# [Provided records]
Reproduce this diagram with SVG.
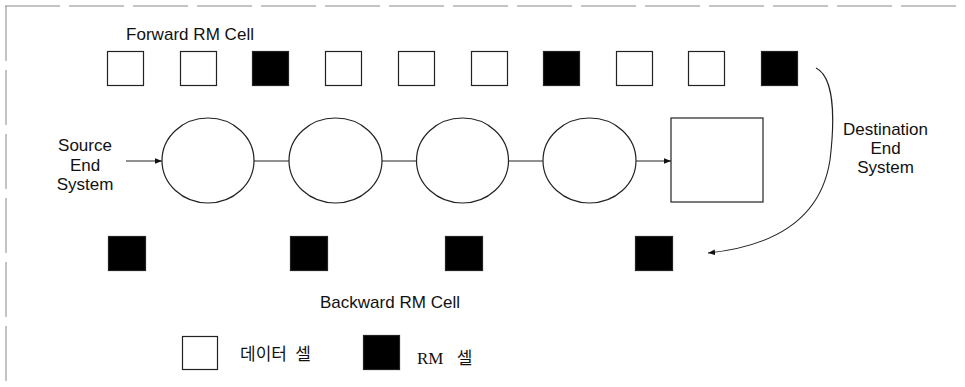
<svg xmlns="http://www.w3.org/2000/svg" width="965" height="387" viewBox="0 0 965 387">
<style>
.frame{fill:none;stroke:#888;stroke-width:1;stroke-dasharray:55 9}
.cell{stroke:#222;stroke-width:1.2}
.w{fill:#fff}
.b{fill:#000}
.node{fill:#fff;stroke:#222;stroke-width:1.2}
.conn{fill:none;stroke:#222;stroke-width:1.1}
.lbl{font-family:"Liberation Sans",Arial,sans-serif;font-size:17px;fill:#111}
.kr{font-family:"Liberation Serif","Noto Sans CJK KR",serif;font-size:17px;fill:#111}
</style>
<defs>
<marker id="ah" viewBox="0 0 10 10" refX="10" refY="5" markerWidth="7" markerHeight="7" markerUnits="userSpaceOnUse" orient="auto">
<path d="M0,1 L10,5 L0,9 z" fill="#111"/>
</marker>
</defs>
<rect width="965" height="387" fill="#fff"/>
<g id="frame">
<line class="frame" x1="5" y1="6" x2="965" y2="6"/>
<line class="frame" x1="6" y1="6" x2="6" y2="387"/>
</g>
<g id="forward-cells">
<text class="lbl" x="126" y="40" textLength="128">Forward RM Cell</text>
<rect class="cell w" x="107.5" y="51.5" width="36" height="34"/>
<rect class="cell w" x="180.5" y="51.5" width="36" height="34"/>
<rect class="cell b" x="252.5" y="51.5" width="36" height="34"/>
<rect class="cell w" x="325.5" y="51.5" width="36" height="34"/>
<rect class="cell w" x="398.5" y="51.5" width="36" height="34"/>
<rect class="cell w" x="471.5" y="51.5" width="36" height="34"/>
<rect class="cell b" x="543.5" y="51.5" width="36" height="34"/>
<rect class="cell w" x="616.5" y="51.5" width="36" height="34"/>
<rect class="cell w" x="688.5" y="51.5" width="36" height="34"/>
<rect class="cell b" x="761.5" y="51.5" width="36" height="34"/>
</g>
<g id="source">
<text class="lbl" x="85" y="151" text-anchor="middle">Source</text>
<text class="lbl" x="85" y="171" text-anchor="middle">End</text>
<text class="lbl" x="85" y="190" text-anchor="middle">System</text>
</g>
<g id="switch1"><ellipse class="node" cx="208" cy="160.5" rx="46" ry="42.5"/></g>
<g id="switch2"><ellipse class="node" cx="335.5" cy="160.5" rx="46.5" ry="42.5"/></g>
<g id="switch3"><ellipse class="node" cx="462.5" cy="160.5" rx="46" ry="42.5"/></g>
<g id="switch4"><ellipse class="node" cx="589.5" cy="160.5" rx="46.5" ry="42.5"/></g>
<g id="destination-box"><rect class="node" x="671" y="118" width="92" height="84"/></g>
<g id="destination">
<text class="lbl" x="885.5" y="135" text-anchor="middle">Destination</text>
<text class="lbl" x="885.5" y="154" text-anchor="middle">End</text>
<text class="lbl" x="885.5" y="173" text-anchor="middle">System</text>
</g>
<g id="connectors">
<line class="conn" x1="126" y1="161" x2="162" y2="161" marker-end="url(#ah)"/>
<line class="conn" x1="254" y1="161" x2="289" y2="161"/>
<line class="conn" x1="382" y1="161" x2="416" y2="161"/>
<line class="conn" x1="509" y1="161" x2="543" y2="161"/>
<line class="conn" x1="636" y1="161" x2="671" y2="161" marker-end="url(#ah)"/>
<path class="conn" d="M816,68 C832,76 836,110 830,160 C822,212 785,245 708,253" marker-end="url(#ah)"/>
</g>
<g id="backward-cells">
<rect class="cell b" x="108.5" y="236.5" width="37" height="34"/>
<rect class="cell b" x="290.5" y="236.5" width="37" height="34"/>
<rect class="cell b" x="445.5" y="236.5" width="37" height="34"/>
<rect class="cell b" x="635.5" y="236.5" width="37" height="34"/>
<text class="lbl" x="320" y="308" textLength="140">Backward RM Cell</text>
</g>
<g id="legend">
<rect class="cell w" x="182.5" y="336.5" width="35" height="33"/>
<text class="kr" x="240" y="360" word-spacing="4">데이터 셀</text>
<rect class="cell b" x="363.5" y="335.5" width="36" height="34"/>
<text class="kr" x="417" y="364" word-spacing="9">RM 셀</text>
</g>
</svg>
---
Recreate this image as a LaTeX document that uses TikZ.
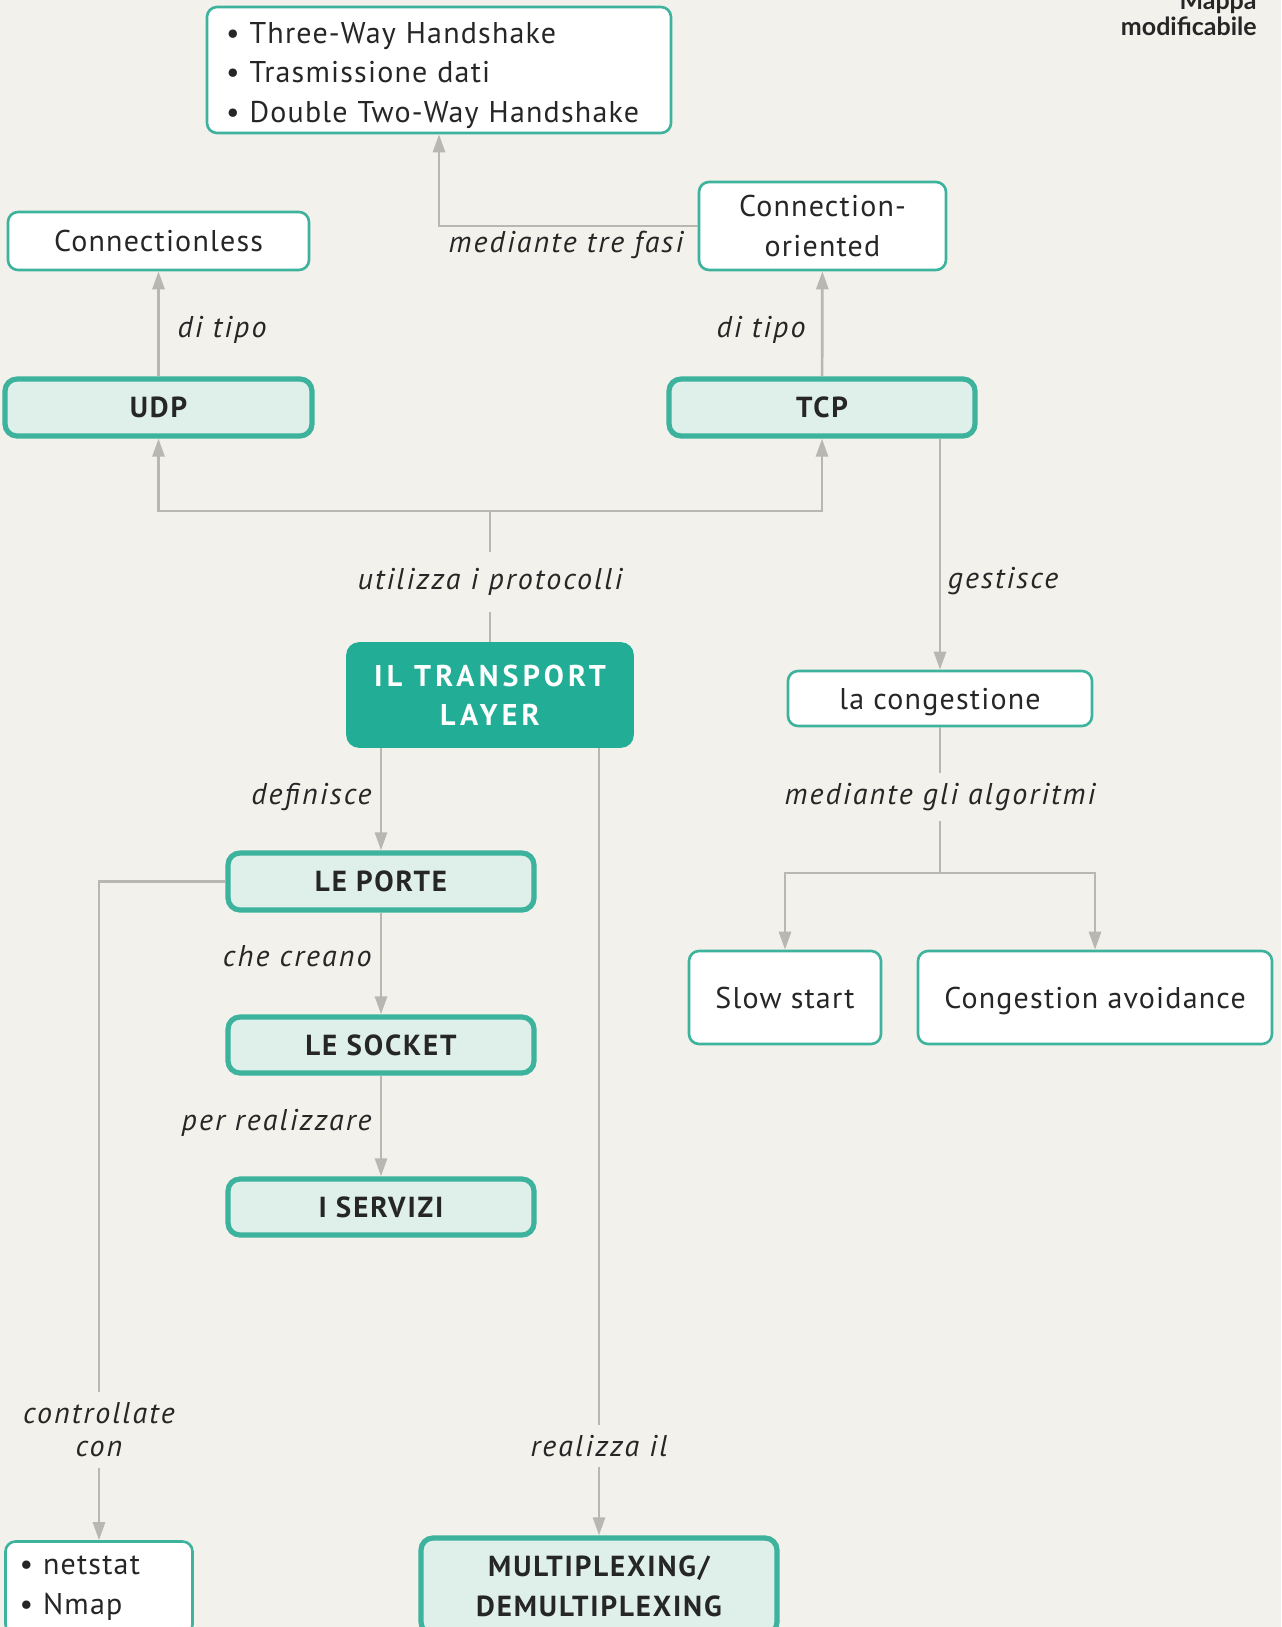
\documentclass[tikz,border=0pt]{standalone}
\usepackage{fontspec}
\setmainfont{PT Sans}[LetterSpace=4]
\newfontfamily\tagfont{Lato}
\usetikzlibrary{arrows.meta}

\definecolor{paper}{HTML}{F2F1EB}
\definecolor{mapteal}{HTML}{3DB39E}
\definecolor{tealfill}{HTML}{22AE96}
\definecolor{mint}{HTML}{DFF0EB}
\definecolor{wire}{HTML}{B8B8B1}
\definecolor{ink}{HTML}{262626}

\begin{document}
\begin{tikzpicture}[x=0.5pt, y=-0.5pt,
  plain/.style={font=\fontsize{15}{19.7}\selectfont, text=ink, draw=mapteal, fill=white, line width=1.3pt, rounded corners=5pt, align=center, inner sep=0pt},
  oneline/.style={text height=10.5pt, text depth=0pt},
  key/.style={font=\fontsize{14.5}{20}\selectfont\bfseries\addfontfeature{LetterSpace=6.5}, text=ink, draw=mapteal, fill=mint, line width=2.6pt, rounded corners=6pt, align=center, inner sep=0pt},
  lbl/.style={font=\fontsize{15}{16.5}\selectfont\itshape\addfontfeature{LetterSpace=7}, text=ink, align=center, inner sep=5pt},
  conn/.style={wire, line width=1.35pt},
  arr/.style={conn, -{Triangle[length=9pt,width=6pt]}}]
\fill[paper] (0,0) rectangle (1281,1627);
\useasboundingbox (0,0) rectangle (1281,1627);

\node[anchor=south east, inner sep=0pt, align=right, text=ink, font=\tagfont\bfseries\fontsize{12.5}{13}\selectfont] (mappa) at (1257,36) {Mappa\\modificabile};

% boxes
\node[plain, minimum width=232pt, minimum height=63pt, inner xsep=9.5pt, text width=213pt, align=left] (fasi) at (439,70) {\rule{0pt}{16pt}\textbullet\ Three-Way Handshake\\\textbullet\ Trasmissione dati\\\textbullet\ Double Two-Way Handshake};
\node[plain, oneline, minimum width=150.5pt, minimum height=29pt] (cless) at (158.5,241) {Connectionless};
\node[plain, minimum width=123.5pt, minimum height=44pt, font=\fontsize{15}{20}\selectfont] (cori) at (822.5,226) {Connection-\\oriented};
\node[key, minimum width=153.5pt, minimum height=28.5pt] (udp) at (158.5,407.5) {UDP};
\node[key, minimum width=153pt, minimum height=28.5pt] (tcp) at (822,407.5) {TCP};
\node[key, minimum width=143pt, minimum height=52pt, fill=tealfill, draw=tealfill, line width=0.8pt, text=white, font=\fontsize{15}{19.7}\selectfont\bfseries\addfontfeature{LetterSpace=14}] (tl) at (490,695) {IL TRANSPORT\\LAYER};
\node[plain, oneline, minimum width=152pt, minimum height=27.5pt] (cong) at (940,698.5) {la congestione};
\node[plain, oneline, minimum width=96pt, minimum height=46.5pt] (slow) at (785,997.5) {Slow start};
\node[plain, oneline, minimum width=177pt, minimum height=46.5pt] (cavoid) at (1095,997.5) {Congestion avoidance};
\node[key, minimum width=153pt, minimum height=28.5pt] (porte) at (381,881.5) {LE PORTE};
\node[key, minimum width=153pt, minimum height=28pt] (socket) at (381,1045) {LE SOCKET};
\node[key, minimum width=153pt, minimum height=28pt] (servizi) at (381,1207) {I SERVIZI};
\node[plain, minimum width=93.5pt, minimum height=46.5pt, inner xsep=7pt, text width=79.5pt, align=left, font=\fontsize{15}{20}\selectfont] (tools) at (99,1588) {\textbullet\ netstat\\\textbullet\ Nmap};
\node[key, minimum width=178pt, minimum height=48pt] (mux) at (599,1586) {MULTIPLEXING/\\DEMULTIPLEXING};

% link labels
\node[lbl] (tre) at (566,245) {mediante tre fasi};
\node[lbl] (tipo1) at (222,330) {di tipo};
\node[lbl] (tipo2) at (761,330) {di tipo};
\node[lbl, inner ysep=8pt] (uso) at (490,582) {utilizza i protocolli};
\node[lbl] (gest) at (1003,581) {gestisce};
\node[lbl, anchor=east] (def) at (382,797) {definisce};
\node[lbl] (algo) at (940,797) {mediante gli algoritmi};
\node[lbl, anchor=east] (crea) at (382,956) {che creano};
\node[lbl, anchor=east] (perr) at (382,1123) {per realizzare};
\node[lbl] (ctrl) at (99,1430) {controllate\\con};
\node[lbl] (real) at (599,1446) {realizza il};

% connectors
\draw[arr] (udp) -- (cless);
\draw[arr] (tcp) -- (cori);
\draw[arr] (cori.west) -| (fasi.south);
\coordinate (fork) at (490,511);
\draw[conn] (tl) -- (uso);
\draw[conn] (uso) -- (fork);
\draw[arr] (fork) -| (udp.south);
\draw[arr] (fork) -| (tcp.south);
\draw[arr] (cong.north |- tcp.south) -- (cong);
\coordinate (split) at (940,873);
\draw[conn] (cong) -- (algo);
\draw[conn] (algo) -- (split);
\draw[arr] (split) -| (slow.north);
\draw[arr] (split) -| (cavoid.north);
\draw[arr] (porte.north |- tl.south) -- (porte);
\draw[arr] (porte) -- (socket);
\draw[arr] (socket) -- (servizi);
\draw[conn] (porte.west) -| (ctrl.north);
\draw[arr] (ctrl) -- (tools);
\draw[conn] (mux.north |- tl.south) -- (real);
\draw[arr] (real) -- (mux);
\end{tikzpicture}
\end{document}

# [Task prompt]
Select and copy every line of the material that holds the string "this".

# [Correct response]
Reproduce this diagram with SVG.
Recreate this image as a LaTeX document that uses TikZ.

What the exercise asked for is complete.